A reportagem relembrou as declarações do delegado para repercutir revelações exclusivas, feitas pelo presidente do Sindicato dos Agentes Penitenciários do Acre, Adriano Marques. Ele é categórico ao afirmar que o Estado negocia com as facções e relata que o custeio do crime pela classe política não é uma exclusividade dos centros mais avançados do país. Leia os principais trechos da entrevista.
Veja política – Como é a negociação do estado com líderes de facções?
Adriano Marques – Eu provo. Representantes da direção dos presídios fizeram várias reuniões com os líderes das organizações criminosas. Foram encontros que duraram mais de uma hora. Em seguida, foi dada ordem para que presos mais ligados a essas facções fossem retirados, em datas e horários pré-estabelecidos.

Foi um acordo de paz? Nós não sabemos o que discutiram ali dentro.

Por que alguns membros de facções têm televisores em suas celas? O governo precisa admitir seus erros, ouvir críticas construtivas. Nós fizemos a nossa parte. O Ministério da Justiça já foi informado, bem como o Ministério Público.

Políticos financiam o crime organizado?
Para combater o tráfico, é preciso conseguir mandado de prisão para invadir mansões.

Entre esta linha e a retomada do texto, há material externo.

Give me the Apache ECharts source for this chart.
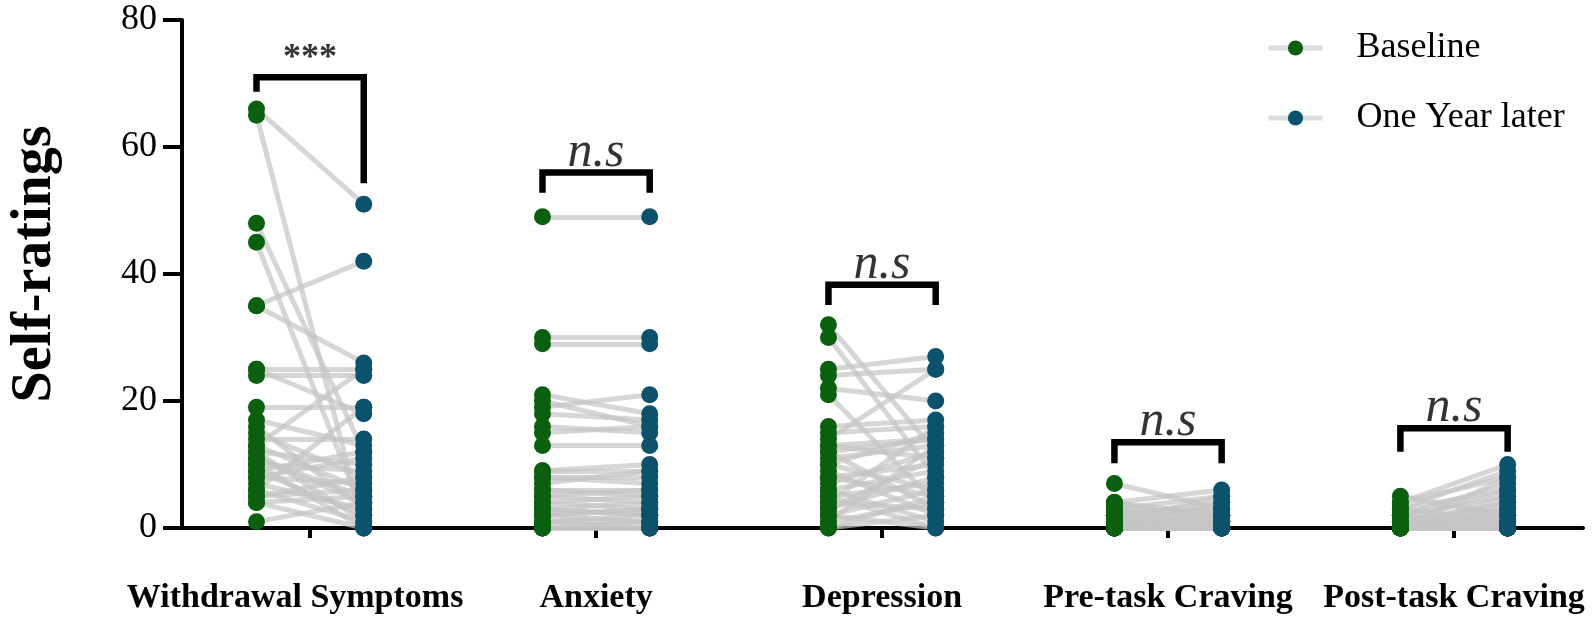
<!DOCTYPE html>
<html>
<head>
<meta charset="utf-8">
<script src="https://cdn.jsdelivr.net/npm/echarts@6/dist/echarts.min.js"></script>
<style>html,body{margin:0;padding:0;background:#fff}#c{width:1595px;height:622px}</style>
</head>
<body>
<div id="c"></div>
<script>
// ---- data ----
const categories = ['Withdrawal Symptoms', 'Anxiety', 'Depression', 'Pre-task Craving', 'Post-task Craving'];
const yTicks = [0, 20, 40, 60, 80];

const withdrawalBaseline = [66, 65, 48, 45, 35, 35, 25, 25, 24, 19, 17, 16, 15, 14, 13, 12, 12, 11, 11, 10, 10, 9, 9, 8, 8, 7, 6, 6, 5, 5, 4, 4, 1, 13];
const withdrawalOneYear  = [51, 0, 12, 2, 42, 26, 25, 18, 24, 19, 13, 3, 8, 14, 6, 10, 1, 5, 4, 0, 9, 12, 2, 7, 11, 3, 19, 1, 6, 8, 5, 0, 4, 25];

const anxietyBaseline = [49, 30, 29, 21, 20, 19, 18, 16, 15, 13, 9, 9, 8, 8, 7, 6, 6, 5, 5, 4, 4, 3, 3, 2, 2, 1, 1, 1, 0, 0, 0, 0, 3, 2];
const anxietyOneYear  = [49, 30, 29, 18, 16, 21, 17, 15, 16, 13, 10, 9, 8, 7, 9, 6, 5, 6, 4, 5, 3, 4, 2, 3, 1, 2, 0, 1, 0, 1, 0, 0, 2, 3];

const depressionBaseline = [32, 30, 25, 24, 22, 21, 16, 15, 14, 13, 12, 12, 11, 10, 10, 9, 8, 8, 7, 6, 6, 5, 5, 4, 4, 3, 3, 2, 2, 1, 1, 0, 0, 13];
const depressionOneYear  = [12, 8, 27, 25, 20, 4, 17, 16, 25, 11, 14, 3, 13, 6, 15, 2, 10, 5, 12, 9, 1, 7, 0, 16, 3, 8, 11, 6, 0, 4, 13, 2, 5, 14];

const preCravingBaseline = [7, 4, 4, 3, 3, 3, 2, 2, 2, 2, 1, 1, 1, 1, 1, 0, 0, 0, 0, 0, 0, 0, 0, 0, 0, 0, 4, 3, 2, 1, 0, 0, 0, 0];
const preCravingOneYear  = [3, 6, 1, 5, 2, 0, 4, 1, 3, 0, 2, 0, 5, 1, 0, 3, 1, 0, 2, 0, 0, 1, 0, 4, 0, 0, 2, 0, 3, 1, 0, 0, 2, 0];

const postCravingBaseline = [5, 4, 4, 3, 3, 2, 2, 2, 1, 1, 1, 1, 0, 0, 0, 0, 0, 0, 0, 0, 0, 0, 0, 0, 0, 0, 3, 2, 1, 0, 0, 0, 0, 0];
const postCravingOneYear  = [2, 10, 8, 9, 1, 7, 0, 5, 6, 3, 0, 4, 2, 8, 1, 0, 3, 0, 5, 0, 1, 0, 2, 0, 4, 0, 6, 0, 1, 0, 3, 0, 0, 2];

// significance brackets (data units)
const sigLabels      = ['***', 'n.s', 'n.s', 'n.s', 'n.s'];
const bracketTop     = [71, 56, 38.3, 13.5, 15.7];
const bracketLeftEnd = [68.7, 52.8, 35.1, 10.2, 12];
const bracketRightEnd= [54.3, 52.8, 35.1, 10.2, 12];

// ---- build ----
const baselineSets = [withdrawalBaseline, anxietyBaseline, depressionBaseline, preCravingBaseline, postCravingBaseline];
const oneYearSets  = [withdrawalOneYear, anxietyOneYear, depressionOneYear, preCravingOneYear, postCravingOneYear];
const OFF = 0.1875;
const SERIF = 'Liberation Serif, Times New Roman, serif';

const connectors = [], basePts = [], yearPts = [];
baselineSets.forEach((b, ci) => {
  const f = oneYearSets[ci];
  b.forEach((v, i) => {
    connectors.push({ coords: [[ci - OFF, v], [ci + OFF, f[i]]] });
    basePts.push([ci - OFF, v]);
    yearPts.push([ci + OFF, f[i]]);
  });
});

const series = [
  {
    type: 'lines', coordinateSystem: 'cartesian2d', silent: true, z: 1,
    lineStyle: { color: '#c4c4c4', width: 5, opacity: 0.7 },
    data: connectors
  },
  {
    name: 'Baseline', type: 'line', data: basePts, z: 3,
    symbol: 'circle', symbolSize: 17, showAllSymbol: true,
    itemStyle: { color: '#0a600e' },
    lineStyle: { opacity: 0, width: 0 }, silent: true
  },
  {
    name: 'One Year later', type: 'line', data: yearPts, z: 3,
    symbol: 'circle', symbolSize: 17, showAllSymbol: true,
    itemStyle: { color: '#0c526c' },
    lineStyle: { opacity: 0, width: 0 }, silent: true
  }
];

categories.forEach((c, ci) => {
  series.push({
    type: 'line', silent: true, z: 4, symbol: 'none',
    lineStyle: { color: '#000', width: 6.5, cap: 'butt', join: 'miter' },
    data: [[ci - OFF, bracketLeftEnd[ci]], [ci - OFF, bracketTop[ci]], [ci + OFF, bracketTop[ci]], [ci + OFF, bracketRightEnd[ci]]]
  });
});

series.push({
  type: 'scatter', silent: true, z: 5, symbolSize: 0,
  data: sigLabels.map((s, ci) => ({
    value: [ci, bracketTop[ci]],
    label: {
      show: true, position: 'top', distance: s === '***' ? 0 : -5,
      formatter: s,
      fontFamily: SERIF, color: '#000',
      fontSize: s === '***' ? 36 : 50,
      fontWeight: s === '***' ? 'bold' : 'normal',
      fontStyle: s === '***' ? 'normal' : 'italic'
    }
  }))
});

const labelFont = { fontFamily: SERIF, fontWeight: 'bold', fontSize: 34, color: '#000' };

const chart = echarts.init(document.getElementById('c'), null, { renderer: 'canvas' });
chart.setOption({
  animation: false,
  backgroundColor: '#fff',
  grid: { left: 172, right: 12, top: 20, bottom: 94, containLabel: false },
  legend: {
    data: ['Baseline', 'One Year later'],
    orient: 'vertical', left: 1261, top: 24,
    itemWidth: 54, itemHeight: 19, itemGap: 32,
    lineStyle: { color: '#dcdcdc', width: 5, opacity: 1 },
    textStyle: { fontFamily: SERIF, fontSize: 36, color: '#000', lineHeight: 38, padding: [0, 0, 0, 29] },
    selectedMode: false
  },
  xAxis: {
    type: 'value', min: -0.448, max: 4.451,
    splitLine: { show: false },
    axisLine: { onZero: false, lineStyle: { color: '#000', width: 4 } },
    axisTick: { show: true, customValues: [0, 1, 2, 3, 4], length: 10, lineStyle: { color: '#000', width: 4 } },
    axisLabel: Object.assign({
      customValues: [0, 1, 2, 3, 4],
      formatter: v => {
        const i = Math.round(v);
        return i === 0 ? '{w|' + categories[i] + '}' : categories[i];
      },
      margin: 53,
      rich: { w: Object.assign({ padding: [0, 30, 0, 0] }, labelFont) }
    }, labelFont)
  },
  yAxis: {
    type: 'value', min: 0, max: 80, interval: 20,
    name: 'Self-ratings', nameLocation: 'middle', nameGap: 118,
    nameTextStyle: { fontFamily: SERIF, fontWeight: 'bold', fontSize: 56, color: '#000', padding: [0, 0, 0, 20] },
    splitLine: { show: false },
    axisLine: { show: true, onZero: false, lineStyle: { color: '#000', width: 4 } },
    axisTick: { show: true, length: 19, lineStyle: { color: '#000', width: 4 } },
    axisLabel: {
      customValues: yTicks,
      fontFamily: SERIF, fontSize: 36, color: '#000', margin: 25
    }
  },
  series: series
});
</script>
</body>
</html>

Esta não é uma realidade somente do Acre. Tem uma estrutura do estado que financia crimes, e os crimes financiam campanhas políticas. Eu gostaria de ter a estrutura de um policial federal, por exemplo, para poder te dar todas as provas sobre isso. A lava Jato está comprovando, dentre outras situações, que criminosos se disfarçam de empresários ou políticos e vice-versa para cometer ilícitos. O PCC no país movimenta mais que qualquer multinacional. Há pessoas muito bem instruídas por trás disso tudo fazendo lavagem de dinheiro.

Veja política – Você é inimigo do estado?
Adriano Marques – De forma nenhuma. Sou defensor de um sistema prisional minimamente estruturado, e de condições dignas para os nossos agentes trabalhar sem correr risco de morte. O Acre é responsável pela total falta de planejamento estratégico. O Acre tem, proporcionalmente, a maior população carcerária do Brasil. O estado não se deu conta de que ali, nos presídio, está tudo aquilo que não deu certo na sociedade. Foi preciso o Exército emprestar fuzis para a polícia agir nessa última rebelião. Cada viatura deveria ter um fuzil. O estado não possui essa arma, nem se planejou para comprar, enquanto as facções estão muito melhor servidas em termos de armamento.

Veja Política – A situação vai piorar?
Adriano Marques – Acredito que muitos criminosos estejam vindo para cá. Nós estamos expostos, fragilizados, em estado de guerra, e isso não é novidade para ninguém. Rio Branco e Cruzeiro do Sul já poderia ter os seus blindados, os conhecidos caveirões. Os PM´s são verdadeiros heróis. Eles dão o melhor de si. A minha crítica é ao estado. Ali, naquele embate contra as facções, muitos militares não usavam coletes, nem capacetes. Isso é um absurdo sem precedentes.